When your pet passes away, the preferred option tends to be home burial. Unfortunately, this is illegal in many localities and impossible for apartment dwellers. If it is legal in your area -- and for a pet the size of your rabbit -- you'll need to choose a location that's inaccessible to dogs and large wildlife. You must dig the hole deep enough that it won't erode open from weather or cause an odor or pest problem. How deep depends on your climate and soil type, but count on a minimum of three feet. Avoid areas near wells or utility pipes.
While it's often distasteful to pet lovers, most U.S. cities offer a dead-animal pick-up service free of charge. You must call your department of sanitation to schedule the removal and place the animal curbside and inside a trash bag. This is the option of choice for road-killed or decomposed animals.
Most city and county departments of animal services accept deceased wild and pet animals for disposal, including ones you know or suspect carry an infectious disease. This method is usually the one your county health department will recommend. Animal services typically require that the dead animal be placed inside a sealed trash bag and delivered to the facility. Call ahead of time to ensure that your facility accepts deceased animals for disposal and to confirm its delivery policy. Some charge a nominal fee for this service.
Almost all AVMA-accredited veterinarians accept deceased pet and wild animals for disposal. Most deliver the bodies of pets to a pet crematorium and give you the option of having the ashes returned. If you drop off a wild animal carcass with a veterinarian, they are required to report the death to the state wildlife management agency. Most vets charge a fee for dead-animal disposal.

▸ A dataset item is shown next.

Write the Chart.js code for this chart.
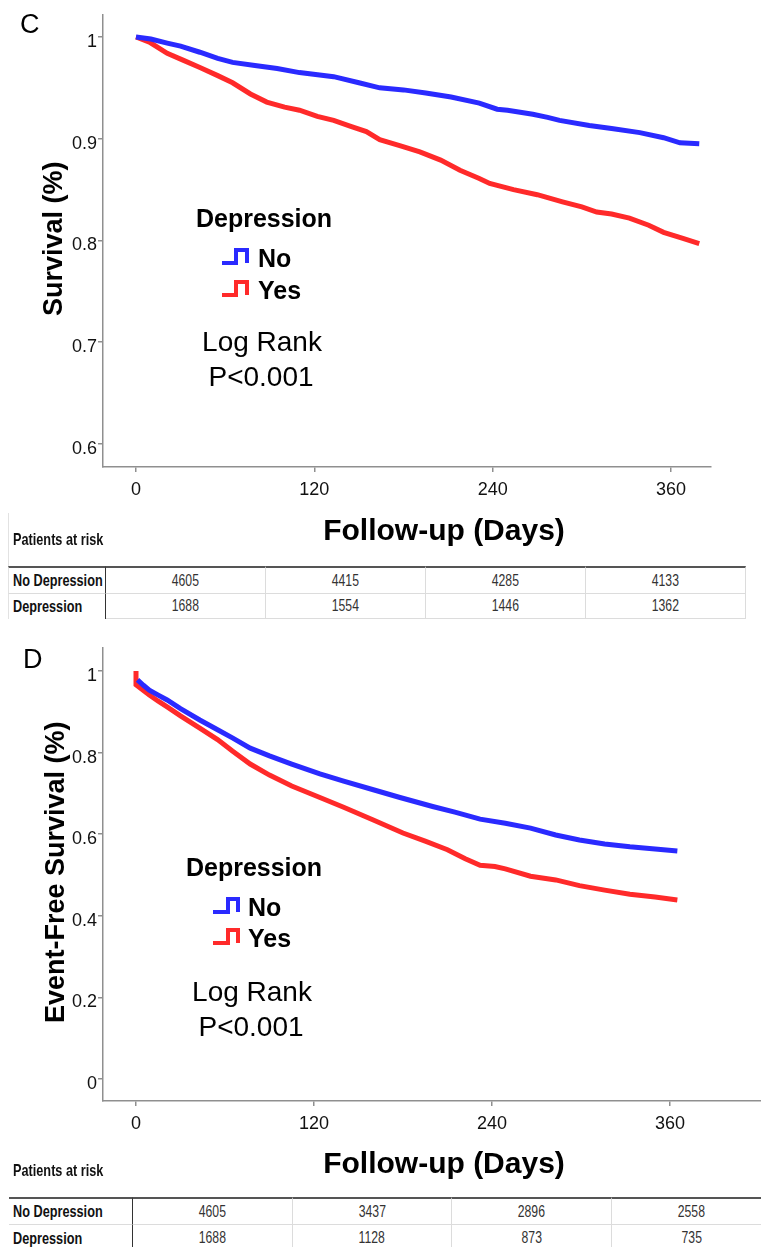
<!DOCTYPE html>
<html>
<head>
<meta charset="utf-8">
<script src="https://cdn.jsdelivr.net/npm/chart.js@4.4.0/dist/chart.umd.min.js"></script>
<style>
  html, body { margin: 0; padding: 0; background: #fff; }
  body { width: 761px; height: 1247px; position: relative; overflow: hidden; font-family: Arial, "Liberation Sans", sans-serif; }
  canvas { position: absolute; left: 0; }
  #canvas-c { top: 0; }
  #canvas-d { top: 630px; }
  .risk { position: absolute; }
  .risk .cell { position: absolute; box-sizing: border-box; display: flex; align-items: center; white-space: nowrap; }
  .risk .lab span { display: inline-block; font-weight: bold; font-size: 16.5px; color: #111; transform: scaleX(0.77); transform-origin: left center; }
  .risk .num { justify-content: center; }
  .risk .num span { display: inline-block; font-size: 16.5px; color: #333; transform: scaleX(0.74); }
</style>
</head>
<body>
<canvas id="canvas-c" width="761" height="560"></canvas>
<canvas id="canvas-d" width="761" height="560"></canvas>
<div id="table-c" class="risk"></div>
<div id="table-d" class="risk"></div>

<script>
// Kaplan-Meier curves, panels C and D

// Panel C - survival
const daysNoC = [0, 10, 21, 30, 43, 55, 65, 80, 95, 110, 133, 150, 164, 180, 195, 212, 231, 243, 250, 267, 277, 285, 305, 320, 339, 355, 366, 379];
const survNoC = [1.0, 0.998, 0.994, 0.991, 0.985, 0.979, 0.975, 0.972, 0.969, 0.965, 0.961, 0.955, 0.950, 0.948, 0.945, 0.941, 0.935, 0.929, 0.928, 0.924, 0.921, 0.918, 0.913, 0.910, 0.906, 0.901, 0.896, 0.895];
const daysYesC = [0, 9, 21, 32, 43, 55, 65, 77, 88, 100, 110, 122, 133, 145, 155, 164, 178, 191, 205, 218, 231, 238, 254, 270, 287, 300, 310, 320, 332, 345, 355, 368, 379];
const survYesC = [1.0, 0.995, 0.984, 0.977, 0.970, 0.962, 0.955, 0.944, 0.936, 0.931, 0.928, 0.922, 0.918, 0.912, 0.907, 0.899, 0.893, 0.887, 0.879, 0.869, 0.861, 0.856, 0.850, 0.845, 0.838, 0.833, 0.828, 0.826, 0.822, 0.815, 0.808, 0.802, 0.797];

// Panel D - event-free survival
const daysNoD = [1, 5, 9, 15, 21, 30, 43, 55, 65, 77, 90, 105, 124, 140, 160, 178, 200, 215, 232, 249, 266, 283, 299, 316, 333, 350, 365];
const survNoD = [0.978, 0.965, 0.953, 0.941, 0.929, 0.908, 0.880, 0.856, 0.836, 0.811, 0.792, 0.772, 0.748, 0.730, 0.709, 0.690, 0.668, 0.654, 0.637, 0.627, 0.615, 0.598, 0.586, 0.576, 0.569, 0.564, 0.559];
const daysYesD = [0, 0, 9, 15, 21, 30, 43, 55, 65, 77, 90, 105, 124, 140, 160, 180, 195, 210, 222, 232, 242, 249, 266, 283, 299, 316, 333, 350, 365];
const survYesD = [1.0, 0.966, 0.941, 0.926, 0.912, 0.890, 0.860, 0.832, 0.804, 0.772, 0.745, 0.718, 0.690, 0.666, 0.635, 0.603, 0.583, 0.562, 0.540, 0.524, 0.521, 0.515, 0.497, 0.488, 0.474, 0.463, 0.453, 0.446, 0.439];

// Axis ticks
const xTicks = [0, 120, 240, 360];
const xTickLabels = ['0', '120', '240', '360'];
const yTicksC = [0.6, 0.7, 0.8, 0.9, 1];
const yTickLabelsC = ['0.6', '0.7', '0.8', '0.9', '1'];
const yTicksD = [0, 0.2, 0.4, 0.6, 0.8, 1];
const yTickLabelsD = ['0', '0.2', '0.4', '0.6', '0.8', '1'];

// Patients at risk
const riskRows = ['No Depression', 'Depression'];
const riskNoC = [4605, 4415, 4285, 4133];
const riskYesC = [1688, 1554, 1446, 1362];
const riskNoD = [4605, 3437, 2896, 2558];
const riskYesD = [1688, 1128, 873, 735];

const BLUE = '#2a2aff';
const RED = '#ff2a2a';
const AXIS = '#8f8f8f';
const FONT = 'Arial, "Liberation Sans", sans-serif';

function toPoints(days, vals) {
    return days.map((d, i) => ({ x: d, y: vals[i] }));
}

// Text, legend and axis titles drawn on top of the chart
const notesPlugin = {
    id: 'notes',
    afterDraw(chart, args, opts) {
        const ctx = chart.ctx;
        ctx.save();
        (opts.items || []).forEach(it => {
            if (it.path) {
                ctx.beginPath();
                ctx.strokeStyle = it.color;
                ctx.lineWidth = 4;
                ctx.lineJoin = 'miter';
                it.path.forEach((p, i) => i ? ctx.lineTo(p[0], p[1]) : ctx.moveTo(p[0], p[1]));
                ctx.stroke();
                return;
            }
            ctx.fillStyle = '#000';
            ctx.font = it.font + ' ' + FONT;
            ctx.textAlign = it.align || 'center';
            ctx.textBaseline = 'middle';
            if (it.rotate) {
                ctx.save();
                ctx.translate(it.x, it.y);
                ctx.rotate(-Math.PI / 2);
                ctx.fillText(it.text, 0, 0);
                ctx.restore();
            } else {
                ctx.fillText(it.text, it.x, it.y);
            }
        });
        ctx.restore();
    }
};

function makePanel(canvasId, cfg) {
    const ctx = document.getElementById(canvasId).getContext('2d');
    return new Chart(ctx, {
        type: 'line',
        data: {
            datasets: [
                { label: 'No', data: toPoints(cfg.daysNo, cfg.survNo), borderColor: BLUE, borderWidth: 5, pointRadius: 0, tension: 0, fill: false },
                { label: 'Yes', data: toPoints(cfg.daysYes, cfg.survYes), borderColor: RED, borderWidth: 5, pointRadius: 0, tension: 0, fill: false }
            ]
        },
        options: {
            responsive: false,
            animation: false,
            layout: { padding: { top: cfg.top, right: cfg.right, left: 0, bottom: 0 } },
            plugins: {
                legend: { display: false },
                tooltip: { enabled: false },
                notes: { items: cfg.notes }
            },
            scales: {
                x: {
                    type: 'linear',
                    min: cfg.xMin,
                    max: cfg.xMax,
                    afterBuildTicks: s => { s.ticks = xTicks.map(v => ({ value: v })); },
                    afterFit: s => { s.height = 560 - cfg.bottom; },
                    border: { color: AXIS, width: 1.5 },
                    grid: { drawOnChartArea: false, drawTicks: true, tickLength: 5, color: AXIS, lineWidth: 1.5 },
                    ticks: {
                        color: '#111',
                        padding: 7,
                        maxRotation: 0,
                        font: { family: FONT, size: 18 },
                        callback: (v, i) => xTickLabels[i]
                    }
                },
                y: {
                    type: 'linear',
                    min: cfg.yMin,
                    max: cfg.yMax,
                    afterBuildTicks: s => { s.ticks = cfg.yTicks.map(v => ({ value: v })); },
                    afterFit: s => { s.width = 103; },
                    border: { color: AXIS, width: 1.5 },
                    grid: { drawOnChartArea: false, drawTicks: true, tickLength: 5, color: AXIS, lineWidth: 1.5 },
                    ticks: {
                        color: '#111',
                        padding: 1,
                        labelOffset: 5,
                        font: { family: FONT, size: 18 },
                        callback: (v, i) => cfg.yTickLabels[i]
                    }
                }
            }
        },
        plugins: [notesPlugin]
    });
}

function legendNotes(o) {
    // o: positions of the legend block inside one panel (canvas coordinates)
    return [
        { text: 'Depression', x: o.cx, y: o.head, font: 'bold 25px' },
        { path: [[o.ix0, o.noY], [o.ix1, o.noY], [o.ix1, o.noY - 13], [o.ix2, o.noY - 13], [o.ix2, o.noY]], color: BLUE },
        { text: 'No', x: o.tx, y: o.noY - 3, font: 'bold 25px', align: 'left' },
        { path: [[o.ix0, o.yesY], [o.ix1, o.yesY], [o.ix1, o.yesY - 13], [o.ix2, o.yesY - 13], [o.ix2, o.yesY]], color: RED },
        { text: 'Yes', x: o.tx, y: o.yesY - 3, font: 'bold 25px', align: 'left' },
        { text: 'Log Rank', x: o.cx - 2, y: o.log, font: '28px' },
        { text: 'P<0.001', x: o.cx - 3, y: o.log + 35, font: '28px' }
    ];
}

// Panel C
makePanel('canvas-c', {
    daysNo: daysNoC, survNo: survNoC, daysYes: daysYesC, survYes: survYesC,
    xMin: -22.2, xMax: 386.9, yMin: 0.5774, yMax: 1.0216,
    yTicks: yTicksC, yTickLabels: yTickLabelsC,
    top: 15, right: 50, bottom: 467,
    notes: [
        { text: 'C', x: 20, y: 26, font: '27px', align: 'left' },
        { text: 'Survival (%)', x: 55, y: 316, font: 'bold 27px', align: 'left', rotate: true },
        { text: 'Follow-up (Days)', x: 444, y: 532, font: 'bold 30px' }
    ].concat(legendNotes({ cx: 264, head: 220, ix0: 222, ix1: 236, ix2: 247, tx: 258, noY: 263, yesY: 295, log: 343 }))
});

// Panel D (canvas starts at y=630)
makePanel('canvas-d', {
    daysNo: daysNoD, survNo: survNoD, daysYes: daysYesD, survYes: survYesD,
    xMin: -22.25, xMax: 421.4, yMin: -0.0539, yMax: 1.0564,
    yTicks: yTicksD, yTickLabels: yTickLabelsD,
    top: 18, right: 0, bottom: 471,
    notes: [
        { text: 'D', x: 23, y: 31, font: '27px', align: 'left' },
        { text: 'Event-Free Survival (%)', x: 57, y: 393, font: 'bold 27px', align: 'left', rotate: true },
        { text: 'Follow-up (Days)', x: 444, y: 535, font: 'bold 30px' }
    ].concat(legendNotes({ cx: 254, head: 239, ix0: 213, ix1: 228, ix2: 238, tx: 248, noY: 282, yesY: 313, log: 363 }))
});

// Patients at risk tables
function buildTable(id, t) {
    const el = document.getElementById(id);
    el.style.left = t.left + 'px';
    el.style.top = t.top + 'px';
    const total = t.firstW + t.colW * 4;
    let html = '';
    const add = (x, y, w, h, cls, text, style) => {
        html += `<div class="cell ${cls}" style="left:${x}px;top:${y}px;width:${w}px;height:${h}px;${style || ''}"><span>${text}</span></div>`;
    };
    // header row
    add(0, 0, total, t.headH, 'lab', 'Patients at risk', 'padding-left:4px;' + (t.leftLine ? 'border-left:1px solid #e2e2e2;' : ''));
    const rows = [t.no, t.yes];
    rows.forEach((vals, r) => {
        const y = t.headH + r * t.rowH;
        const topB = r === 0 ? 'border-top:2px solid #555;' : 'border-top:1px solid #dcdcdc;';
        const left = t.leftLine ? 'border-left:1px solid #e2e2e2;' : '';
        add(0, y, t.firstW, t.rowH, 'lab', riskRows[r], topB + left + 'padding-left:4px;border-right:1px solid #333;');
        vals.forEach((v, c) => {
            add(t.firstW + c * t.colW, y, t.colW, t.rowH, 'num', v, topB + 'border-right:1px solid #dcdcdc;' + (r === 1 ? 'border-bottom:1px solid #dcdcdc;' : ''));
        });
    });
    el.innerHTML = html;
}

buildTable('table-c', { left: 8, top: 513, headH: 53, rowH: 26.5, firstW: 98, colW: 160, no: riskNoC, yes: riskYesC, leftLine: true });
buildTable('table-d', { left: 9, top: 1143, headH: 54, rowH: 27, firstW: 124, colW: 159.7, no: riskNoD, yes: riskYesD, leftLine: false });
</script>
</body>
</html>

Private Burial or Cremation
Some cities have privately operated pet cemeteries and commercial pet crematoria. You'll be required to purchase a plot of land for burial or pay a fee for cremation and return of the ashes. These businesses do not usually accept decomposed animals.
Handle deceased wild rabbits as little as possible and wash your hands thoroughly after any contact. Rabbits and their parasites can carry a variety of diseases that affect other animals and humans, including tularemia and bubonic plague. While rabies is rare in rabbits, it is possible. If the rabbit died in an encounter with a pet or after exhibiting unusual behavior, contact your veterinarian and local department of animal services. If you have questions about the proper and legal disposal of any animal or particular health concerns, contact the USDA or your local state agricultural extension service.